Task description: Print exactly what lies from the line with "Rebuild this chart" down to the line with "const legendOrder = ['6", counting both of those lines, but not the pictures.

"""

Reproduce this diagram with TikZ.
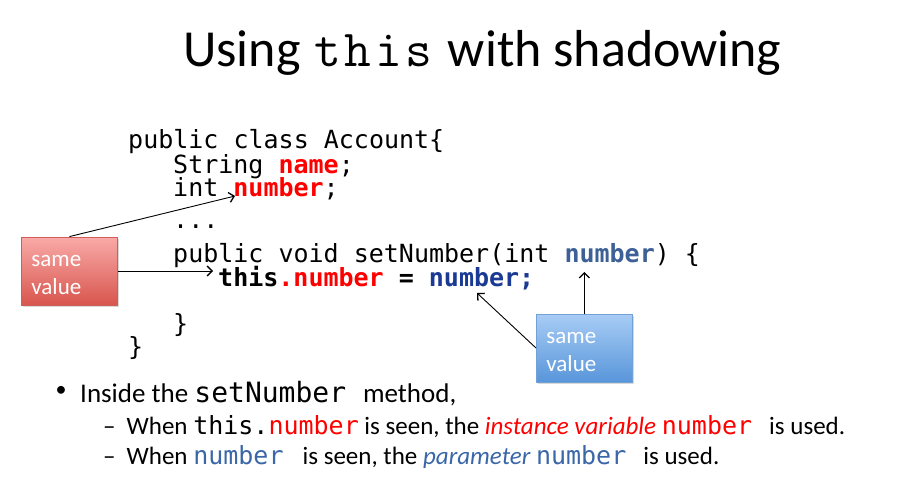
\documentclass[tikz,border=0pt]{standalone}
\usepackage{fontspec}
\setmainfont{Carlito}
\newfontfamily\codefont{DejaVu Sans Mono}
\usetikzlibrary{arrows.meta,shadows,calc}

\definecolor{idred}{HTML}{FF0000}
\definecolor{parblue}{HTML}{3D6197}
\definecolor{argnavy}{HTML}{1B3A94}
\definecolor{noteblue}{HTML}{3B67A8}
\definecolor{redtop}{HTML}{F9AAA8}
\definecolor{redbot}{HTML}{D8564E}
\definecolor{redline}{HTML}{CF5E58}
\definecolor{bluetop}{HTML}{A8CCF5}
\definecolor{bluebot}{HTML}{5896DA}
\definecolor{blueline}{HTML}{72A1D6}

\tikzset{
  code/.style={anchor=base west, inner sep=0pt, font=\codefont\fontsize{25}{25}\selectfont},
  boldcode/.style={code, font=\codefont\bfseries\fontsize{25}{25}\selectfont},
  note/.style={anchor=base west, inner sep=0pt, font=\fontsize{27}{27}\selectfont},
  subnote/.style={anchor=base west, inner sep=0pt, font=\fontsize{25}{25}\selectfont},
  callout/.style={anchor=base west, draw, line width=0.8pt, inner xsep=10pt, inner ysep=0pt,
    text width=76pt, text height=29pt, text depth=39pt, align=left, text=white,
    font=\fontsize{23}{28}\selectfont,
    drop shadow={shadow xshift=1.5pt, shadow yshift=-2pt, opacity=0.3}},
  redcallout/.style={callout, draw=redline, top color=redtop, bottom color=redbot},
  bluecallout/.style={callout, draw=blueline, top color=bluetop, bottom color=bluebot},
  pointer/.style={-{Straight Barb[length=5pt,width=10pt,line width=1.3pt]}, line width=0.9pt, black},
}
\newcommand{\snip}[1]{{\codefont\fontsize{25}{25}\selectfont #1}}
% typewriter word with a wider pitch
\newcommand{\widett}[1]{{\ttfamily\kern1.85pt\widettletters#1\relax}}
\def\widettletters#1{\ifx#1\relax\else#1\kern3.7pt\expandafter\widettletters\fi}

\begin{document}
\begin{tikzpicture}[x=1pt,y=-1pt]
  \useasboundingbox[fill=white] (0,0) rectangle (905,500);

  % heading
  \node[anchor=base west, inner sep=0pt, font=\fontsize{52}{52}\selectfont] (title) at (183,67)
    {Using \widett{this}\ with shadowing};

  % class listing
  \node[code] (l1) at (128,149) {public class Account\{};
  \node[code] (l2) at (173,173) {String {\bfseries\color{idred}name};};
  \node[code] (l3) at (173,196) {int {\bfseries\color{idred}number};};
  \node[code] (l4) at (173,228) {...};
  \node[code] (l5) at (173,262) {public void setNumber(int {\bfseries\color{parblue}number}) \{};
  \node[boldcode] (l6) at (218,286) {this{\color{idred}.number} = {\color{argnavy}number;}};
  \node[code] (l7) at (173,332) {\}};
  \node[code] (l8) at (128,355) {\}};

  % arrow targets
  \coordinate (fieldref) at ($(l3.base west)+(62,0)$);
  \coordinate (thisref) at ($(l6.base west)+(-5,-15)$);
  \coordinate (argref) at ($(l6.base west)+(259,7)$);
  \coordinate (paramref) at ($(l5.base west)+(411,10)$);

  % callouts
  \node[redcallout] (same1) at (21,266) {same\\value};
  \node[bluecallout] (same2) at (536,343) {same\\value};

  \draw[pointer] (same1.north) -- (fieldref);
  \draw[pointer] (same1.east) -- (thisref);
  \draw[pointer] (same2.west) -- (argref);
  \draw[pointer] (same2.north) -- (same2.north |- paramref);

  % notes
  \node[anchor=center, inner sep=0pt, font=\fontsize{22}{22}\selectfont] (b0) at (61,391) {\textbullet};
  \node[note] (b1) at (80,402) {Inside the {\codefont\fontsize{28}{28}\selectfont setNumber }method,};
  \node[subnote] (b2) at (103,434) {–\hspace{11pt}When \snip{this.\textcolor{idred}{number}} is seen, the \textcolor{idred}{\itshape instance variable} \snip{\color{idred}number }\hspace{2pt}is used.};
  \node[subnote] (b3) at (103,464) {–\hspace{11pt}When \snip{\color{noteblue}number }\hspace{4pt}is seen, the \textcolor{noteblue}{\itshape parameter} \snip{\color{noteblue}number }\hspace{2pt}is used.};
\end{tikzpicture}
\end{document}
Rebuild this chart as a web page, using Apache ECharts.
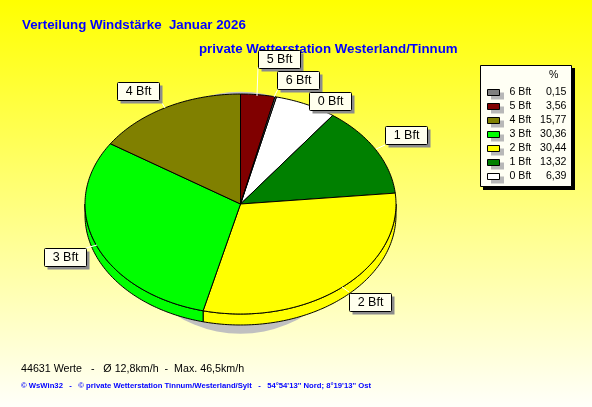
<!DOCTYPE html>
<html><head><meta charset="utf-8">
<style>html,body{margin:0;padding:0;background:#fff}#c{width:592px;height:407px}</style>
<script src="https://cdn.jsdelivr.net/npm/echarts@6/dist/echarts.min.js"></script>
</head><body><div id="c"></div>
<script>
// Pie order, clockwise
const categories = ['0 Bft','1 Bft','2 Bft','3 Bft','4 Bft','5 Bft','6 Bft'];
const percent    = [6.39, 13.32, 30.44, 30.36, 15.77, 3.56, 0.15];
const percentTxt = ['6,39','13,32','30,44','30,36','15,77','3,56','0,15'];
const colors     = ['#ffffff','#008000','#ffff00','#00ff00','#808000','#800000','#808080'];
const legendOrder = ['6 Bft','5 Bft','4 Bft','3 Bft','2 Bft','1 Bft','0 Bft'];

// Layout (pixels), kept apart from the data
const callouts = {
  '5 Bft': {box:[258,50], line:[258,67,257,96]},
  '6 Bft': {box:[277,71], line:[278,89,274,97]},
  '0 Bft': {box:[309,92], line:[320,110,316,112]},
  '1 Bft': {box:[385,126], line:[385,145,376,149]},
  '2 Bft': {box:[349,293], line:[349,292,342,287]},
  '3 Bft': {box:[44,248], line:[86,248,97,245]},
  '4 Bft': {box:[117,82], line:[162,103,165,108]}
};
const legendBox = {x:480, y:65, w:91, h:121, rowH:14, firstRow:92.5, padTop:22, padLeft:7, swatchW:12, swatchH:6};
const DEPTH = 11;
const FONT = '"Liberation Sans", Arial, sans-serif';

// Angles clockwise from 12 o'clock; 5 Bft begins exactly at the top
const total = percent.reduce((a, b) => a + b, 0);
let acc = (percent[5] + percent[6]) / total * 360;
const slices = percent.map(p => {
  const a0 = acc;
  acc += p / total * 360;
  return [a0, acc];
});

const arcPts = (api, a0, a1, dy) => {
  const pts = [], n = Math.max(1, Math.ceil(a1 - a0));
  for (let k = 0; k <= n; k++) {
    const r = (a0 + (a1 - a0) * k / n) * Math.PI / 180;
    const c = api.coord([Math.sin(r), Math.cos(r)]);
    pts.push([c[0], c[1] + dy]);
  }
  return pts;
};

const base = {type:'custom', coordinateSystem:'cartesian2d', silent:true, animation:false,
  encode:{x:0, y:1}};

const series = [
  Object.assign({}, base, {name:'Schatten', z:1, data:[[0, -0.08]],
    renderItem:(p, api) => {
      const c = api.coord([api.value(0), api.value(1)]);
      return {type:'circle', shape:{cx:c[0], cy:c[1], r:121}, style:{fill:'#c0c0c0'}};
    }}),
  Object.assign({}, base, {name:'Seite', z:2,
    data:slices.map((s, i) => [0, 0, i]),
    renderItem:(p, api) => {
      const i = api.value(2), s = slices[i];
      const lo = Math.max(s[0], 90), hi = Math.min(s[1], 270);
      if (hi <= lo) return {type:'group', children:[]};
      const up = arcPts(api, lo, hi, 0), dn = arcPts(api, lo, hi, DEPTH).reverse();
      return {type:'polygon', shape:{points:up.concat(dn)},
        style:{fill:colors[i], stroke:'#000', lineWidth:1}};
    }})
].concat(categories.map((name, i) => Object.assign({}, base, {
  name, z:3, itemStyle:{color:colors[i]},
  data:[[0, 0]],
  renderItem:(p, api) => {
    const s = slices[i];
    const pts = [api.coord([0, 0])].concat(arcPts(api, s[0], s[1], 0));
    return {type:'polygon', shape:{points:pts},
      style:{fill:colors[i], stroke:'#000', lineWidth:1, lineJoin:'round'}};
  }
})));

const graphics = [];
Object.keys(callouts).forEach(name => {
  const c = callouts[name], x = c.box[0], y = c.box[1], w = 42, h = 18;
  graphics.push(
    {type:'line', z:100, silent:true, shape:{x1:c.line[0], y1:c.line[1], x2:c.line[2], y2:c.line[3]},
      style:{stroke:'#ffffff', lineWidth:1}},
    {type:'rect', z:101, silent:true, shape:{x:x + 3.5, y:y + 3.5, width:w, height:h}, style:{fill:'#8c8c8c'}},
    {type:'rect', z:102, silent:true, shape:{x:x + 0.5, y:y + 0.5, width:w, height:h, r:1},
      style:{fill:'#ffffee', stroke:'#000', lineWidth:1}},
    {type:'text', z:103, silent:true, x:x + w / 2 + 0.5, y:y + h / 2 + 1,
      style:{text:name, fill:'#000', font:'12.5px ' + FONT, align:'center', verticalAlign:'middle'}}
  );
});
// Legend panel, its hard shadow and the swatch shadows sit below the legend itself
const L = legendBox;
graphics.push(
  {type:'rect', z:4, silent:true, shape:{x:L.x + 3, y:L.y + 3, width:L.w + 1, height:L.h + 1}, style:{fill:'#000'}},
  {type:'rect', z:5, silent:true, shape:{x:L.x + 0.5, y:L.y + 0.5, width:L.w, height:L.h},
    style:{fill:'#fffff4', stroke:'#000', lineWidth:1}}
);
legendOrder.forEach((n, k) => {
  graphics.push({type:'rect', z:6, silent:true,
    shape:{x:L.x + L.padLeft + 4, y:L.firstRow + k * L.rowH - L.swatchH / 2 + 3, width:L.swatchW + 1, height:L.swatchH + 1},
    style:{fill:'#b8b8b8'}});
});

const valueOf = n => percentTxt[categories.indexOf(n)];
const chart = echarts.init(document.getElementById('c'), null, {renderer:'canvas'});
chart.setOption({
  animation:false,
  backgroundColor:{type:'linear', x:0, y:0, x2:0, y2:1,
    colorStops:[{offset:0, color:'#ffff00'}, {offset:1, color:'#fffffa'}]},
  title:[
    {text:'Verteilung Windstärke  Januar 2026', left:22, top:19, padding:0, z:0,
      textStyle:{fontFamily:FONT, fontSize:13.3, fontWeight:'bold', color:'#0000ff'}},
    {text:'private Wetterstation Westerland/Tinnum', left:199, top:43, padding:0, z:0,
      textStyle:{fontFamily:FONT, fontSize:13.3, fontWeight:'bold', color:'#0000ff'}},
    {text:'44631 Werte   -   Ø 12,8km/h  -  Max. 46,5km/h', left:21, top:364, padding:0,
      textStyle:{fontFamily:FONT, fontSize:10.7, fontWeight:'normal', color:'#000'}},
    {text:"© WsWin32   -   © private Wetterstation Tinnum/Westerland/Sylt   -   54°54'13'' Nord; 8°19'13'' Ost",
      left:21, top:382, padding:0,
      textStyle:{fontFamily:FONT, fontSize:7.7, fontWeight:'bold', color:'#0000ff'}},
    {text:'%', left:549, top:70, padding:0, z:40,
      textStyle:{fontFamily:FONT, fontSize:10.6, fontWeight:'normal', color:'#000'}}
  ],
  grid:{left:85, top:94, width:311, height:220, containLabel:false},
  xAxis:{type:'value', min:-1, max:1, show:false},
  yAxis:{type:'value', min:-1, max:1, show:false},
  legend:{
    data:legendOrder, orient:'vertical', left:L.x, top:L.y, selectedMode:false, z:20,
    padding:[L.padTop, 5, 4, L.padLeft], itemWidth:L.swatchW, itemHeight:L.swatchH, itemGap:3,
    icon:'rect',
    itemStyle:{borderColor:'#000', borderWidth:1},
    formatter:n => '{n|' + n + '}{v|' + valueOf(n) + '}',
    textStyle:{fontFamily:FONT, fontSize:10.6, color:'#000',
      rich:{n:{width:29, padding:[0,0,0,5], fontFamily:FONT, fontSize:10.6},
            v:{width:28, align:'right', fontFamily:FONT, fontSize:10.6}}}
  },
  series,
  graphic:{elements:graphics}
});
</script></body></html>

"""

Written answer:
Rebuild this chart as a web page, using Apache ECharts.
<!DOCTYPE html>
<html><head><meta charset="utf-8">
<style>html,body{margin:0;padding:0;background:#fff}#c{width:592px;height:407px}</style>
<script src="https://cdn.jsdelivr.net/npm/echarts@6/dist/echarts.min.js"></script>
</head><body><div id="c"></div>
<script>
// Pie order, clockwise
const categories = ['0 Bft','1 Bft','2 Bft','3 Bft','4 Bft','5 Bft','6 Bft'];
const percent    = [6.39, 13.32, 30.44, 30.36, 15.77, 3.56, 0.15];
const percentTxt = ['6,39','13,32','30,44','30,36','15,77','3,56','0,15'];
const colors     = ['#ffffff','#008000','#ffff00','#00ff00','#808000','#800000','#808080'];
const legendOrder = ['6 Bft','5 Bft','4 Bft','3 Bft','2 Bft','1 Bft','0 Bft'];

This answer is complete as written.